< Ecclesiastes 12 >

1 Remember your Creator in the days of your youth, before the days of adversity come and the years approach of which you will say, “I find no pleasure in them,”
En gedenk aan de Schepper in de dagen uwer jongelingschap, eer dat de kwade dagen komen, en de jaren naderen, van dewelke gij zeggen zult: Ik heb geen lust in dezelve.
2 before the light of the sun, moon, and stars is darkened, and the clouds return after the rain,
Eer dan de zon, en het licht, en de maan, en de sterren verduisterd worden, en de wolken wederkomen na den regen.
3 on the day the keepers of the house tremble and the strong men stoop, when those grinding cease because they are few and those watching through windows see dimly,
In den dag, wanneer de wachters des huizes zullen beven, en de sterke mannen zichzelven zullen krommen, en de maalsters zullen stilstaan, omdat zij minder geworden zijn, en die door de vensteren zien, verduisterd zullen worden;
4 when the doors to the street are shut and the sound of the mill fades away, when one rises at the sound of a bird and all the daughters of song grow faint,
En de twee deuren naar de straat zullen gesloten worden, als er is een nederig geluid der maling, en hij opstaat op de stem van het vogeltje, en al de zangeressen nedergebogen zullen worden.
5 when men fear the heights and dangers of the road, when the almond tree blossoms, the grasshopper loses its spring, and the caper berry shrivels— for then man goes to his eternal home and mourners walk the streets.
Ook wanneer zij voor de hoogte zullen vrezen, en dat er verschrikkingen zullen zijn op den weg, en de amandelboom zal bloeien, en dat de sprinkhaan zichzelven een last zal wezen, en dat de lust zal vergaan; want de mens gaat naar zijn eeuwig huis, en de rouwklagers zullen in de straat omgaan.
6 Remember Him before the silver cord is snapped and the golden bowl is crushed, before the pitcher is shattered at the spring and the wheel is broken at the well,
Eer dat het zilveren koord ontketend wordt, en de gulden schaal in stukken gestoten wordt, en de kruik aan de springader gebroken wordt, en het rad aan den bornput in stukken gestoten wordt;
7 before the dust returns to the ground from which it came and the spirit returns to God who gave it.

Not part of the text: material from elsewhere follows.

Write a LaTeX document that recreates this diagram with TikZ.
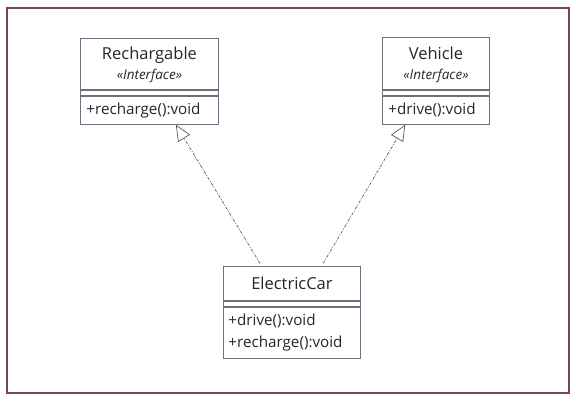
\documentclass[tikz,border=0pt]{standalone}
\usepackage{fontspec}
\setmainfont{Open Sans}
\usetikzlibrary{arrows.meta,calc,positioning}

\definecolor{boxline}{HTML}{6E6E7E}
\definecolor{frameline}{HTML}{7A4650}
\definecolor{txt}{HTML}{262626}
\definecolor{linkline}{HTML}{5A5A5A}

\tikzset{
  classname/.style={draw=boxline, line width=0.9pt, text=txt, align=center,
                    inner sep=0pt, font=\fontsize{16.5}{21}\selectfont},
  classattr/.style={draw=boxline, line width=0.9pt, inner sep=0pt,
                    minimum height=5pt},
  classops/.style={draw=boxline, line width=0.9pt, text=txt, align=left,
                   inner xsep=6pt, inner ysep=0pt,
                   font=\fontsize{15.2}{23}\selectfont},
  realize/.style={draw=linkline, line width=0.7pt,
                  dash pattern=on 3pt off 1.5pt on 1pt off 1.5pt,
                  -{Triangle[open, length=16pt, width=14pt, line width=0.7pt]}}
}
\newcommand{\stereotype}{{\fontsize{13.5}{15}\selectfont\itshape «Interface»}}

\begin{document}
\begin{tikzpicture}[x=1pt, y=-1pt]
  \useasboundingbox (0,0) rectangle (576,401);
  \draw[frameline, line width=1.1pt] (7,8) rectangle (569,393);

  % interface Rechargable
  \node[classname, anchor=north west, minimum width=138pt, minimum height=51pt]
    (rech) at (80,38) {\rule{0pt}{15pt}Rechargable\\[-1pt]\stereotype};
  \node[classattr, below=0pt of rech, minimum width=138pt] (rech-attr) {};
  \node[classops, below=0pt of rech-attr, text width=126pt, minimum height=28pt]
    (rech-ops) {+recharge():void};

  % interface Vehicle
  \node[classname, anchor=north west, minimum width=107pt, minimum height=52pt]
    (veh) at (382,37) {\rule{0pt}{15pt}Vehicle\\[-1pt]\stereotype};
  \node[classattr, below=0pt of veh, minimum width=107pt] (veh-attr) {};
  \node[classops, below=0pt of veh-attr, text width=95pt, minimum height=28pt]
    (veh-ops) {+drive():void};

  % class ElectricCar
  \node[classname, anchor=north west, minimum width=137pt, minimum height=34pt]
    (elec) at (223,266) {ElectricCar};
  \node[classattr, below=0pt of elec, minimum width=137pt] (elec-attr) {};
  \node[classops, below=0pt of elec-attr, minimum height=51pt,
        inner xsep=5pt, text width=127pt]
    (elec-ops) {+drive():void\\[-1pt]+recharge():void};

  % realizations
  \draw[realize, shorten <=3pt] ($(elec.north west)!0.28!(elec.north east)$)
    -- ($(rech-ops.south west)!0.69!(rech-ops.south east)$);
  \draw[realize, shorten <=3pt] ($(elec.north west)!0.715!(elec.north east)$)
    -- ($(veh-ops.south west)!0.215!(veh-ops.south east)$);
\end{tikzpicture}
\end{document}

En dat het stof wederom tot aarde keert, als het geweest is; en de geest weder tot God keert, Die hem gegeven heeft.
8 “Futility of futilities,” says the Teacher. “Everything is futile!”
Ijdelheid der ijdelheden, zegt de prediker; het is al ijdelheid!
9 Not only was the Teacher wise, but he also taught the people knowledge; he pondered, searched out, and arranged many proverbs.
En voorts, dewijl de prediker wijs geweest is, zo leerde hij het volk nog wetenschap, en merkte op, en onderzocht; hij stelde vele spreuken in orde.
10 The Teacher searched to find delightful sayings and to record accurate words of truth.
De prediker zocht aangename woorden uit te vinden, en het geschrevene is recht, woorden der waarheid.
11 The words of the wise are like goads, and the anthologies of the masters are like firmly embedded nails driven by a single Shepherd.
De woorden der wijzen zijn gelijk prikkelen, en gelijk nagelen, diep ingeslagen van de meesters der verzamelingen, die gegeven zijn van den enigen Herder.
12 And by these, my son, be further warned: There is no end to the making of many books, and much study wearies the body.
En wat boven dezelve is, mijn zoon! wees gewaarschuwd; van vele boeken te maken is geen einde, en veel lezens is vermoeiing des vleses.
13 When all has been heard, the conclusion of the matter is this: Fear God and keep His commandments, because this is the whole duty of man.
Van alles, wat gehoord is, is het einde van de zaak: Vrees God, en houd Zijn geboden, want dit betaamt allen mensen.
14 For God will bring every deed into judgment, along with every hidden thing, whether good or evil.
Want God zal ieder werk in het gericht brengen, met al wat verborgen is, hetzij goed, of hetzij kwaad.